Georgia's comeback win marked Kirby Smart's biggest comeback win at his tenure with Georgia.

=== First quarter ===
Georgia got the ball first and was forced to punt on the first drive. One Cincinnati's first drive they were also forced to punt. On the ensuing Georgia drive punter Jake Camarda's shanked 4 yard punt put Cincinnati in UGA territory. Desmond Ridder capped off the Bearcats drive with a 14 yard touchdown pass to Alec Pierce. After a JT Daniels interception and Cincinnati punt, Georgia got on the board on a 16 yard George Pickens touchdown to end the first quarter with a 7-7 tie.

=== Second quarter ===
The two teams traded possessions before Cincinnati missed a field goal. Georgia responded with a 38 yard Jack Podlesney field goal to give Georgia their first lead of the game. The Bearcats would answer back with an 11 yard touchdown to give them a 14-10 lead at half time.

=== Third quarter ===
Cincinnati scored on a 79 yard touchdown run by Jerome Ford on the second play of the half. On the next drive, Georgia drove down to the Bearcats 18 yard line before a JT Daniels fumble gave the ball back to Cincinnati. The two teams traded turns with the ball with neither team scoring.

=== Fourth quarter ===
The fourth quarter started with Cincinnati having the ball. Georgia linebacker Azeez Ojulari sacked Desmond Ridder forcing a fumble. Adam Anderson would pick it up for Georgia giving them the ball in Bearcat territory. The Bulldogs would score on a Zamir White touchdown run on the following possession. Cincinnati would punt and a Georgia 32 yard field goal shortened the Bearcat's 21-19 lead. The teams then traded punts. The Bulldogs started burning timeouts and Cincinnati was a first down away from winning. It was third down and two. Ridder threw an incomplete pass giving Georgia one last chance to win. JT Daniels lead Georgia to the Bearcat 36 yard line. Jack Podlesney would then make a 53-yard field goal, tying the Peach Bowl record for longest field goal, to give Georgia a 22-21 lead with two seconds remaining.

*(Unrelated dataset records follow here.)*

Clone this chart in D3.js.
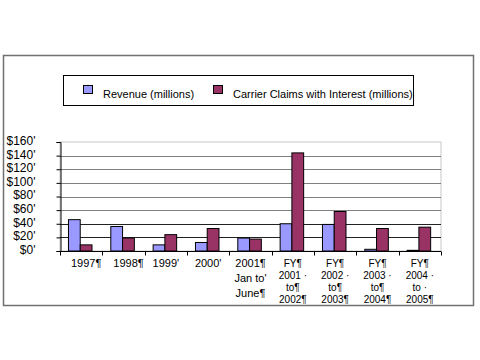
<!DOCTYPE html>
<html><head><meta charset="utf-8">
<script src="https://cdn.jsdelivr.net/npm/d3@7"></script>
<style>body{margin:0;background:#fff}svg{display:block;font-family:"Liberation Sans",Arial,sans-serif}</style>
</head><body><svg id="c" width="480" height="360"></svg>
<script>
const categories = [
  ["1997¶"], ["1998¶"], ["1999'"], ["2000'"],
  ["2001¶", "Jan to'", "June¶"],
  ["FY¶", "2001 ·", "to¶", "2002¶"],
  ["FY¶", "2002 ·", "to¶", "2003¶"],
  ["FY¶", "2003 ·", "to¶", "2004¶"],
  ["FY¶", "2004 ·", "to ·", "2005¶"]
];
const revenue = [46, 36, 9, 12.5, 19, 40, 39, 2.5, 1];
const claims  = [9, 19, 24, 33, 17.5, 144, 58, 33, 35];
const seriesNames = ["Revenue (millions)", "Carrier Claims with Interest (millions)"];
const seriesColors = ["#9999FF", "#993366"];
const yTicks = [0, 20, 40, 60, 80, 100, 120, 140, 160];
const yTickLabels = ["$0'", "$20'", "$40'", "$60'", "$80'", "$100'", "$120'", "$140'", "$160'"];

const svg = d3.select("#c");
const L = 60, R = 441, T = 142, B = 251;
const keys = categories.map((d, i) => i);
const x = d3.scaleBand().domain(keys).range([L, R]).padding(0);
const x1 = d3.scaleBand().domain([0, 1]).range([0, x.bandwidth()]).paddingInner(0).paddingOuter(0.8).align(0.45);
const y = d3.scaleLinear().domain([0, 160]).range([B, T]);

// outer frame
svg.append("rect").attr("x", 3.5).attr("y", 55.5).attr("width", 470).attr("height", 250)
  .attr("fill", "#fff").attr("stroke", "#707070").attr("stroke-width", 1.5);

// plot border
svg.append("rect").attr("x", L).attr("y", T).attr("width", R - L).attr("height", B - T)
  .attr("fill", "none").attr("stroke", "#c8c8c8").attr("stroke-width", 1);

// gridlines
svg.append("g").selectAll("line").data(yTicks.filter(v => v > 0 && v < 160)).join("line")
  .attr("x1", L).attr("x2", R).attr("y1", d => Math.round(y(d)) + 0.5).attr("y2", d => Math.round(y(d)) + 0.5)
  .attr("stroke", d => d <= 40 ? "#222" : "#808080").attr("stroke-width", 1);

// bars
const seriesVals = [revenue, claims];
const g = svg.append("g");
seriesVals.forEach((vals, s) => {
  g.selectAll(null).data(vals).join("rect")
    .attr("x", (d, i) => x(i) + x1(s))
    .attr("y", d => y(d))
    .attr("width", x1.bandwidth())
    .attr("height", d => B - y(d))
    .attr("fill", seriesColors[s]).attr("stroke", "#000").attr("stroke-width", 1);
});

// y axis
const ya = svg.append("g").attr("transform", `translate(${L + 0.5},0)`)
  .call(d3.axisLeft(y).tickValues(yTicks).tickSize(4).tickFormat((d, i) => yTickLabels[i]));
ya.select(".domain").attr("stroke", "#000");
ya.selectAll(".tick line").attr("stroke", "#000");
ya.selectAll(".tick text").attr("x", -25).attr("dy", "0.2em").attr("font-size", 12)
  .attr("font-family", "Liberation Sans, Arial, sans-serif").attr("fill", "#000");

// x axis
const xa = svg.append("g").attr("transform", `translate(0,${B + 0.5})`);
xa.append("line").attr("x1", L).attr("x2", R).attr("stroke", "#000");
xa.selectAll(".tk").data(keys.concat([keys.length])).join("line").attr("class", "tk")
  .attr("x1", d => Math.round(d < keys.length ? x(d) : R) + 0.5)
  .attr("x2", d => Math.round(d < keys.length ? x(d) : R) + 0.5)
  .attr("y1", 0).attr("y2", 4).attr("stroke", "#000");

// x labels
categories.forEach((lines, i) => {
  const cx = x(i) + x.bandwidth() / 2 + (i < 2 ? 5 : 0);
  const fy = lines[0] === "FY¶";
  const fs = fy ? 10 : 11;
  const lh = fy ? 12.3 : (lines.length > 1 ? 15 : 14);
  const t = svg.append("text").attr("text-anchor", "middle").attr("font-size", fs).attr("fill", "#000");
  lines.forEach((ln, j) => {
    t.append("tspan").attr("x", cx).attr("y", (fy ? 266.5 : 267) + j * lh).text(ln);
  });
});

// legend
svg.append("rect").attr("x", 63.5).attr("y", 75.5).attr("width", 350).attr("height", 30)
  .attr("fill", "#fff").attr("stroke", "#000").attr("stroke-width", 1);
const legX = [83, 213], legTX = [103, 233];
seriesNames.forEach((n, s) => {
  svg.append("rect").attr("x", legX[s] + 0.5).attr("y", 85.5).attr("width", 9).attr("height", 8)
    .attr("fill", seriesColors[s]).attr("stroke", "#000");
  svg.append("text").attr("x", legTX[s]).attr("y", 97.5).attr("font-size", 11).attr("fill", "#000").text(n);
});
</script></body></html>
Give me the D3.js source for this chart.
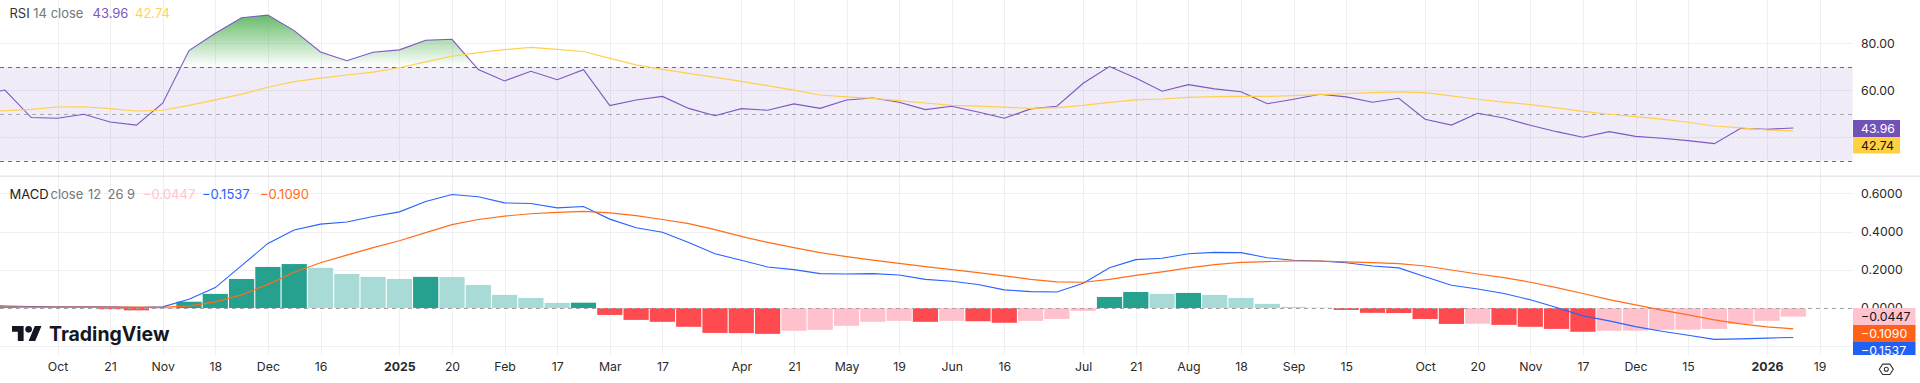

On the last play of the game Azeez Ojulari would sack Ridder in the end zone for a safety to seal a 24-21 Georgia victory.

=== Scoring summary ===

| Quarter | 1 | 2 | 3 | 4 | Total |
|---|---|---|---|---|---|
| No. 9 Georgia | 7 | 3 | 0 | 14 | 24 |
| No. 8 Cincinnati | 7 | 7 | 7 | 0 | 21 |

===Statistics===

| Statistics | UGA | CIN |
|---|---|---|
| First downs | 19 | 16 |
| Plays–yards | 63–449 | 64–305 |
| Rushes–yards | 24–45 | 27–99 |
| Passing yards | 404 | 206 |
| Passing: comp–att–int | 27–39–1 | 24–37–0 |
| Time of possession | 28:36 | 31:24 |

| Team | Category | Player | Statistics |
| Georgia | Passing | JT Daniels | 26/38, 392 yards, 1 TD, 1 INT |
| Rushing | Zamir White | 11 carries, 39 yards, 1 TD |
| Receiving | George Pickens | 7 receptions, 135 yards, 1 TD |
| Cincinnati | Passing | Desmond Ridder | 24/37, 206 yards, 2 TD |
| Rushing | Jerome Ford | 8 carries, 97 yards, 1 TD |
| Receiving | Michael Young | 4 receptions, 59 yards |

== 2021 season ==
The following season both Georgia and Cincinnati made the College Football Playoff. Despite not winning, the Peach Bowl was seen as a statement game for Cincinnati and The Group of 5. Georgia finished the year with a perfect 12-0 record before losing to Alabama in the 2021 SEC Championship. Cincinnati finished undefeated at 13-0. Georgia played Michigan in the 2021 Orange Bowl, winning 34-11. Cincinnati played Alabama in the 2021 Cotton Bowl, losing 27-6. Georgia re-matched Alabama in the 2022 National Championship Game winning 33-18 to claim their first Championship since 1980.